Different colonization rates between exotic and native grasses as explanation for invasion success?

Background/Question/Methods

In California most native perennial grasslands have been replaced by exotic annual grasses and forbs. The success of invasive species might depend on their superior colonization abilities relative to native species.

We hypothesize that higher colonization rates of exotic annual grasses shift local interactions towards exclusion of native grasses. To test our hypothesis we established fifteen 80m² checkerboard grids of alternating patches of Bromus hordeaceus, a common annual invasive grass, and Nasella pulchra, a native perennial grass, and manipulated colonization by employing one of three different dispersal treatments to a checkerboard. First, we restricted natural dispersal by putting up seed fences around each patch, thus minimizing colonization effects.
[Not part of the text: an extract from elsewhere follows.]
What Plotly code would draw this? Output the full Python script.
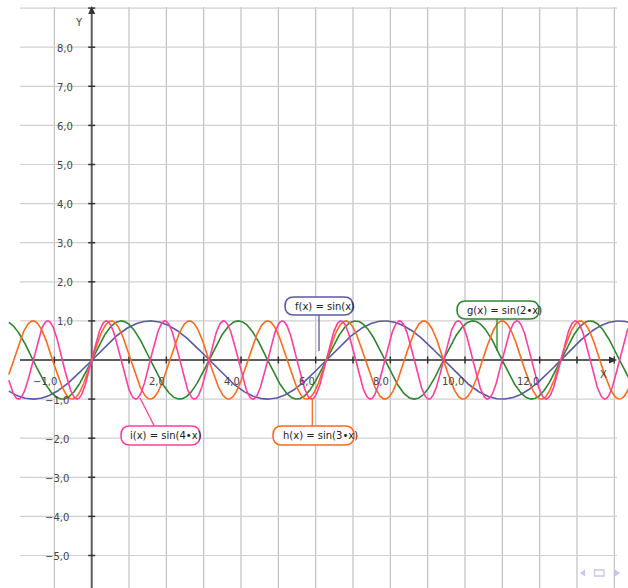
import numpy as np
import plotly.graph_objects as go

# ---------------- data ----------------
func_names = ["f", "g", "h", "i"]
func_mult = [1, 2, 3, 4]
func_labels = ["f(x) = sin(x)", "g(x) = sin(2•x)", "h(x) = sin(3•x)", "i(x) = sin(4•x)"]
func_colors = ["#5a5aa2", "#2f852f", "#ff6a1c", "#ff3fa0"]
x_tick_vals = [-1, 2, 4, 6, 8, 10, 12]
x_tick_text = ["−1,0", "2,0", "4,0", "6,0", "8,0", "10,0", "12,0"]
y_tick_vals = [8, 7, 6, 5, 4, 3, 2, 1, -1, -2, -3, -4, -5]
y_tick_text = ["8,0", "7,0", "6,0", "5,0", "4,0", "3,0", "2,0", "1,0",
               "−1,0", "−2,0", "−3,0", "−4,0", "−5,0"]
x_grid = list(range(-1, 15))
y_grid = list(range(-5, 10))
x_start, x_end = -2.22, 14.5

# ---------------- geometry ----------------
W, H = 628, 588
OX, OY = 91.7, 360.0
SX, SY = 37.33, 39.1
xr = [-OX / SX, (W - OX) / SX]
yr = [-(H - OY) / SY, OY / SY]


def X(px):
    return (px - OX) / SX


def Y(py):
    return (OY - py) / SY


def rrect(l, t, r, b, rad):
    p = []
    p.append(f"M {X(l+rad)},{Y(t)}")
    p.append(f"L {X(r-rad)},{Y(t)}")
    p.append(f"Q {X(r)},{Y(t)} {X(r)},{Y(t+rad)}")
    p.append(f"L {X(r)},{Y(b-rad)}")
    p.append(f"Q {X(r)},{Y(b)} {X(r-rad)},{Y(b)}")
    p.append(f"L {X(l+rad)},{Y(b)}")
    p.append(f"Q {X(l)},{Y(b)} {X(l)},{Y(b-rad)}")
    p.append(f"L {X(l)},{Y(t+rad)}")
    p.append(f"Q {X(l)},{Y(t)} {X(l+rad)},{Y(t)}")
    p.append("Z")
    return " ".join(p)


def tri(pts):
    return "M " + " L ".join(f"{X(a)},{Y(b)}" for a, b in pts) + " Z"


fig = go.Figure()
shapes = []
annotations = []

# grid
for gx in x_grid:
    shapes.append(dict(type="line", xref="x", yref="y", x0=gx, x1=gx, y0=Y(7), y1=yr[0],
                       line=dict(color="#c0c0c0", width=1.2), layer="below"))
for gy in y_grid:
    shapes.append(dict(type="line", xref="x", yref="y", x0=X(20), x1=X(617), y0=gy, y1=gy,
                       line=dict(color="#d0d0d0", width=1.2), layer="below"))

# axes
shapes.append(dict(type="line", xref="x", yref="y", x0=X(20), x1=X(611), y0=0, y1=0,
                   line=dict(color="#5e5e5e", width=2), layer="below"))
shapes.append(dict(type="line", xref="x", yref="y", x0=0, x1=0, y0=yr[0], y1=Y(12),
                   line=dict(color="#5e5e5e", width=2), layer="below"))
shapes.append(dict(type="path", xref="x", yref="y",
                   path=tri([(617, OY), (609, OY - 3.5), (609, OY + 3.5)]),
                   fillcolor="#333333", line=dict(width=0), layer="below"))
shapes.append(dict(type="path", xref="x", yref="y",
                   path=tri([(OX, 6), (OX - 3.5, 14), (OX + 3.5, 14)]),
                   fillcolor="#333333", line=dict(width=0), layer="below"))

# tick marks
fig.add_trace(go.Scatter(x=[g for g in x_grid if g != 0], y=[0] * (len(x_grid) - 1), mode="markers",
                         marker=dict(symbol="line-ns", size=5, line=dict(color="#333", width=1.5)),
                         hoverinfo="skip", showlegend=False))
fig.add_trace(go.Scatter(x=[0] * (len(y_grid) - 1), y=[g for g in y_grid if g != 0], mode="markers",
                         marker=dict(symbol="line-ew", size=5, line=dict(color="#333", width=1.5)),
                         hoverinfo="skip", showlegend=False))

# curves
xs = np.linspace(x_start, x_end, 1500)
for name, k, col in zip(func_names, func_mult, func_colors):
    fig.add_trace(go.Scatter(x=xs, y=np.sin(k * xs), mode="lines", name=name,
                             line=dict(color=col, width=1.6), hoverinfo="skip", showlegend=False))

# tick labels
font = dict(family="DejaVu Sans", size=10, color="#444444")
for v, t in zip(x_tick_vals, x_tick_text):
    shift = 5 if v < 0 else 1
    annotations.append(dict(x=v, y=0, xref="x", yref="y", text=t, showarrow=False,
                            xanchor="right", yanchor="middle", xshift=shift, yshift=-21, font=font))
for v, t in zip(y_tick_vals, y_tick_text):
    if v > 0:
        annotations.append(dict(x=X(55), y=v, xref="x", yref="y", text=t, showarrow=False,
                                xanchor="left", yanchor="middle", yshift=-1, font=font))
    else:
        annotations.append(dict(x=X(71), y=v, xref="x", yref="y", text=t, showarrow=False,
                                xanchor="right", yanchor="middle", yshift=-1, font=font))
annotations.append(dict(x=X(603), y=Y(374), xref="x", yref="y", text="X", showarrow=False,
                        xanchor="center", yanchor="middle", font=font))
annotations.append(dict(x=X(79), y=Y(22), xref="x", yref="y", text="Y", showarrow=False,
                        xanchor="center", yanchor="middle", font=font))

# function label boxes (pixel positions of boxes and connectors)
boxes = [
    (285, 297, 353, 315, 293, (319, 315, 319, 351)),
    (457, 301, 539, 319, 465, (497, 319, 497, 351)),
    (273, 426, 354, 445, 281, (312.3, 398, 312.3, 426)),
    (121, 426, 200, 445, 128, (140, 398, 154.3, 426)),
]
for (l, t, r, b, tx, con), lab, col in zip(boxes, func_labels, func_colors):
    shapes.append(dict(type="line", xref="x", yref="y", x0=X(con[0]), y0=Y(con[1]),
                       x1=X(con[2]), y1=Y(con[3]), line=dict(color=col, width=1.3), layer="above"))
    shapes.append(dict(type="path", xref="x", yref="y", path=rrect(l, t, r, b, 9),
                       fillcolor="white", line=dict(color=col, width=1.6), layer="above"))
    annotations.append(dict(x=X(tx), y=Y((t + b) / 2), xref="x", yref="y", text=lab,
                            showarrow=False, xanchor="left", yanchor="middle",
                            font=dict(family="DejaVu Sans", size=10, color="#222222")))

# navigation icons
nav = "#c6c6ee"
shapes.append(dict(type="path", xref="x", yref="y",
                   path=tri([(580, 573), (585, 569.5), (585, 576.5)]),
                   fillcolor=nav, line=dict(width=0)))
shapes.append(dict(type="path", xref="x", yref="y",
                   path=tri([(620, 573), (615, 569.5), (615, 576.5)]),
                   fillcolor=nav, line=dict(width=0)))
shapes.append(dict(type="rect", xref="x", yref="y", x0=X(594.5), x1=X(604), y0=Y(570), y1=Y(576),
                   fillcolor="rgba(0,0,0,0)", line=dict(color=nav, width=1.3)))

fig.update_layout(
    width=W, height=H, margin=dict(l=0, r=0, t=0, b=0),
    paper_bgcolor="white", plot_bgcolor="white",
    xaxis=dict(range=xr, showgrid=False, zeroline=False, showticklabels=False,
               showline=False, ticks="", fixedrange=True),
    yaxis=dict(range=yr, showgrid=False, zeroline=False, showticklabels=False,
               showline=False, ticks="", fixedrange=True),
    shapes=shapes, annotations=annotations, showlegend=False,
)

fig.write_html("out.html")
Second, we allowed natural colonization to take place, where we expected that B. hordeaceus has a larger colonization neighborhood and a higher colonization rate. Third, we equalized seed rain of both species within checkerboards, thus, equalizing colonization differences. This treatment simulated a possible restoration scenario. We established these plots in 2006 and let the vegetation establish (with no dispersal among patches) for the first two years. In 2008, we initiated the dispersal treatments and followed recruitment in 2009.

Results/Conclusions

We found large differences in seed production: B. hordeaceus produced 36000 - 95000 seeds/m² whereas N. pulchra produced only 1600 - 2400 seeds/m². As expected, in plots with natural dispersal recruitment of both species was higher in conspecific than in heterospecific patches: N. pulchra seedling density declined by 48% and B. hordeaceus density declined by 30% compared to their own patch types. In the equalized seed rain treatment, these differences were reduced only for N. pulchra (by 13%) but not for B. hordeaceus, indicating the stronger role of seed limitation for the native. Equalizing seed rain also increased recruitment of N. pulchra in its own patches relative to both the restricted and the natural dispersal treatments, indicating seed limitation even in its “own” patches. We did not find that B. hordeaceus was similarly limited in its own patches. However, even in the equalizing treatment, N. pulchra recruitment was still 35% lower in B. hordeaceus patches compared to its own, indicating the additional role of competitive exclusion.

These results point to an overwhelming propagule pressure of the exotic species that may reverse any local competitive advantage N. pulchra may experience. This might be the most important reason why annual exotic grasses are successful invaders and restoration of native grasslands is such a difficult task.